Landlords having to seek some single family homes so that there’s more available for actual ownership would be a good thing. Renting other than lower income multi unit buildings breaks the supply and demand market of housing.
I see an issue but it’s hard for me to feel bad for someone who isn’t profiting as much as previous years with their alternate streams of income. If his management company is at risk of going under that’s a completely different story. I really dislike what’s going on in the housing market but you’re right about all of us being financially impacted one way or the other during Covid.
 
He’s got a point, that the eviction moratorium really shouldn’t extend indefinitely and needs to be driven by some objective criteria. The last extension was a knee jerk freak out in response to rising case numbers and hard campaigning by progressives.

Rents might still decline, and profits along with them, and I think that’s a bigger potential impact for landlords than evictions, but you can’t ask these guys to carry dead weight forever.
 
Most of the stuff government has done through this pandemic have been through illegal "mandates," not laws. Truly a scary time for this country. They don't even need to pass laws to impose their tyranny anymore.
 
Obviously there has to be a limit to the rent moratorium and you don't want to create negative economic ripples by blindly supporting a feel good policy but maybe using a multi-millionaire with two dozen properties wasn't the best optics to get sympathy for the landlord class, if anything it confirms the negative view of the landlord class that Americans have.
 


the rent moratorium is a really good thing but it should be extended to owners of these properties also. only the massive corps should be losing money through this.
 
Can anyone tell me the date when the Covid financial moritorium on mortgages ends in the US?

Is this likely to trigger foreclosures and perhaps another property crash?
 
Obviously there has to be a limit to the rent moratorium and you don't want to create negative economic ripples by blindly supporting a feel good policy but maybe using a multi-millionaire with two dozen properties wasn't the best optics to get sympathy for the landlord class, if anything it confirms the negative view of the landlord class that Americans have.
Agreed on the optics part. Unfortunately it has already impacted pretty much every single renter, especially those that are looking to move.
 
Can anyone tell me the date when the Covid financial moritorium on mortgages ends in the US?

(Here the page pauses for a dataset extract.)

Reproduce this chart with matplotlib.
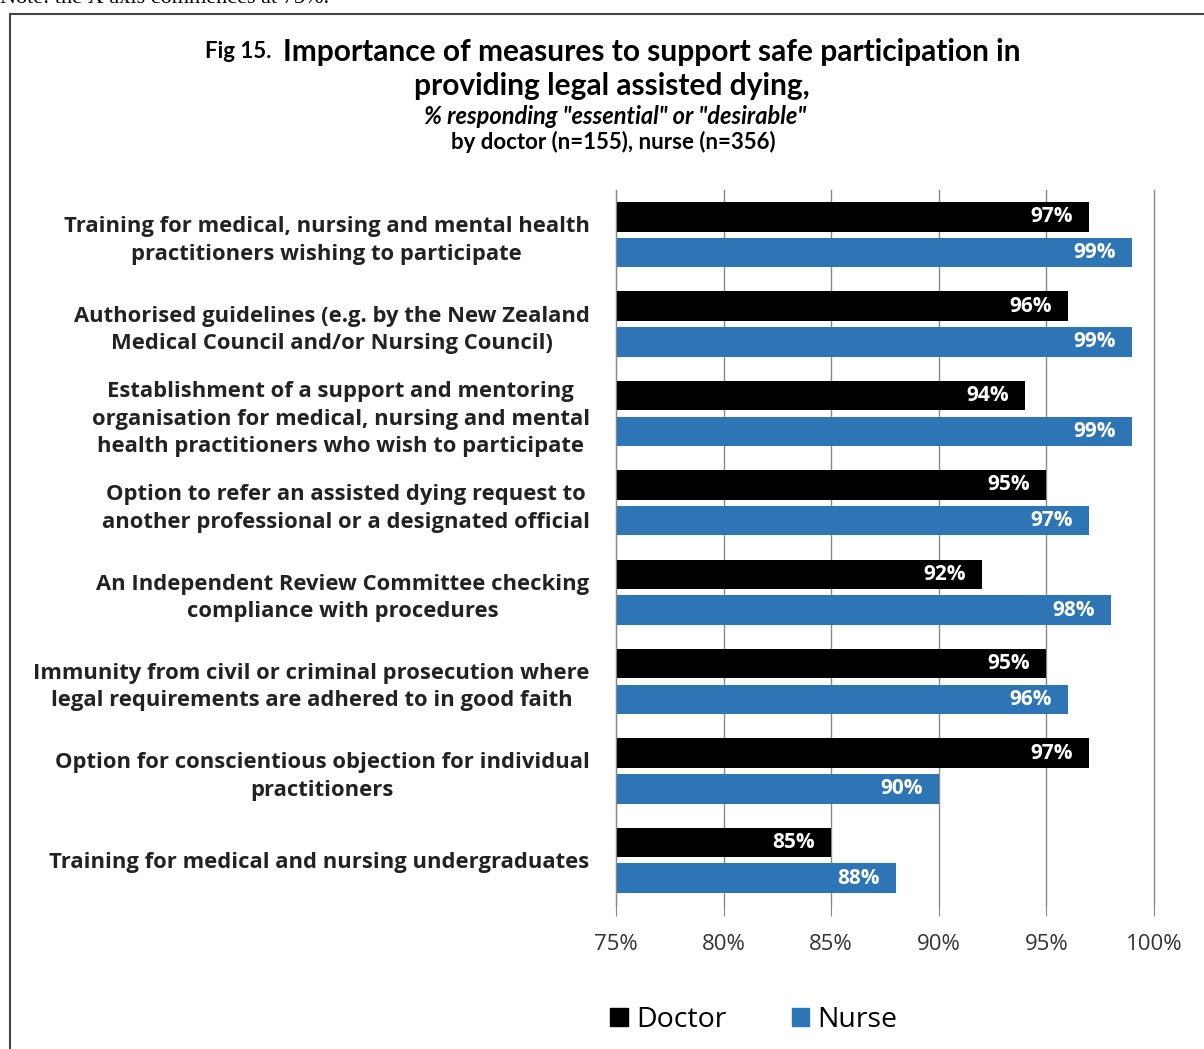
import matplotlib
matplotlib.use("Agg")
import matplotlib.pyplot as plt
import numpy as np
from matplotlib.patches import Rectangle

categories = [
    "Training for medical, nursing and mental health\npractitioners wishing to participate",
    "Authorised guidelines (e.g. by the New Zealand\nMedical Council and/or Nursing Council)",
    "Establishment of a support and mentoring\norganisation for medical, nursing and mental\nhealth practitioners who wish to participate",
    "Option to refer an assisted dying request to\nanother professional or a designated official",
    "An Independent Review Committee checking\ncompliance with procedures",
    "Immunity from civil or criminal prosecution where\nlegal requirements are adhered to in good faith",
    "Option for conscientious objection for individual\npractitioners",
    "Training for medical and nursing undergraduates",
]
doctor = [97, 96, 94, 95, 92, 95, 97, 85]
nurse = [99, 99, 99, 97, 98, 96, 90, 88]
ticks = [75, 80, 85, 90, 95, 100]

blue = "#2E75B6"
fig = plt.figure(figsize=(12.04, 10.49), dpi=100)

# outer border of the chart box
fig.patches.append(Rectangle((10 / 1204, -0.01), 1.2, 1 - 14 / 1049 + 0.01,
                             transform=fig.transFigure, fill=False,
                             edgecolor="#444444", lw=1.5))
# note line at the very top, mostly cut off by the page edge
fig.text(0.0, 1.0 - 3 / 1049, "Note: the X axis commences at 75%.",
         family="Liberation Serif", fontsize=16, va="baseline", ha="left")

ax = fig.add_axes([616 / 1204, 1 - 905 / 1049, (1154 - 616) / 1204, (905 - 190) / 1049])
y = np.arange(len(categories))
h = 0.33
ax.barh(y - 0.2, [d - 75 for d in doctor], left=75, height=h, color="black")
ax.barh(y + 0.2, [n - 75 for n in nurse], left=75, height=h, color=blue)

for yi, d, n in zip(y, doctor, nurse):
    ax.text(d - 0.75, yi - 0.2, f"{d}%", color="white", ha="right", va="center",
            family="Open Sans", fontweight="bold", fontsize=15)
    ax.text(n - 0.75, yi + 0.2, f"{n}%", color="white", ha="right", va="center",
            family="Open Sans", fontweight="bold", fontsize=15)

ax.set_xlim(75, 100)
ax.set_ylim(len(categories) - 0.5, -0.5)
ax.set_xticks(ticks)
ax.set_xticklabels([f"{t}%" for t in ticks], family="Open Sans", fontsize=16, color="#333333")
ax.tick_params(axis="x", length=8, color="#888888", pad=13)
ax.set_yticks(y)
ax.set_yticklabels(categories, family="Open Sans", fontweight="bold", fontsize=15.8,
                   color="#222222", linespacing=1.4, multialignment="center")
ax.tick_params(axis="y", length=0, pad=19)
ax.grid(axis="x", color="#888888", lw=1)
for gl in ax.get_xgridlines():
    gl.set_clip_on(False)
ax.set_axisbelow(True)
for s in ["top", "right", "bottom"]:
    ax.spines[s].set_visible(False)
ax.spines["left"].set_color("#888888")

# title
tfam = "Lato"
fig.text(205 / 1204, 1 - 52 / 1049, "Fig 15.", family=tfam, fontweight="bold",
         fontsize=16, va="center", ha="left")
fig.text(283 / 1204, 1 - 52 / 1049, "Importance of measures to support safe participation in",
         family=tfam, fontweight="bold", fontsize=21.5, va="center", ha="left")
fig.text(612 / 1204, 1 - 86 / 1049, "providing legal assisted dying,", family=tfam,
         fontweight="bold", fontsize=21.5, va="center", ha="center")
fig.text(615 / 1204, 1 - 116 / 1049, '% responding "essential" or "desirable"', family=tfam,
         fontweight="bold", style="italic", fontsize=17, va="center", ha="center")
fig.text(613 / 1204, 1 - 142 / 1049, "by doctor (n=155), nurse (n=356)", family=tfam,
         fontweight="bold", fontsize=16, va="center", ha="center")

# legend
handles = [Rectangle((0, 0), 1, 1, color="black"), Rectangle((0, 0), 1, 1, color=blue)]
fig.legend(handles, ["Doctor", "Nurse"], loc="center", bbox_to_anchor=(754 / 1204, 1 - 1020 / 1049),
           ncol=2, frameon=False, prop={"family": "Open Sans", "size": 20.5},
           handlelength=0.6, handleheight=0.6, handletextpad=0.3, columnspacing=2.3)

fig.savefig("out.png", dpi=100)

Is this likely to trigger foreclosures and perhaps another property crash?
I think it's this month. From what I've been seeing, homeowners have started negotiations with the banks. I don't think there will be a crash just yet but there's definitely going to be a slow down. The supply of buyers is shrinking so properties are going to stay on the market longer which may cause prices to drop some. What is concerning is that you have wage inflation along with regular inflation. Couple that with interest rates which are expected to increase and you could see home ownership be even more difficult.
 
I think it's this month. From what I've been seeing, homeowners have started negotiations with the banks. I don't think there will be a crash just yet but there's definitely going to be a slow down. The supply of buyers is shrinking so properties are going to stay on the market longer which may cause prices to drop some. What is concerning is that you have wage inflation along with regular inflation. Couple that with interest rates which are expected to increase and you could see home ownership be even more difficult.
I might move my superannuation (like a 401k) money into cash and go defensive. The sub prime crash really hurt the stock market and it could do the same if the US market takes a hit.
 
He’s the wrong example. The single mom who rents out two places to help her pay her own bills is out there.. Might want to find her.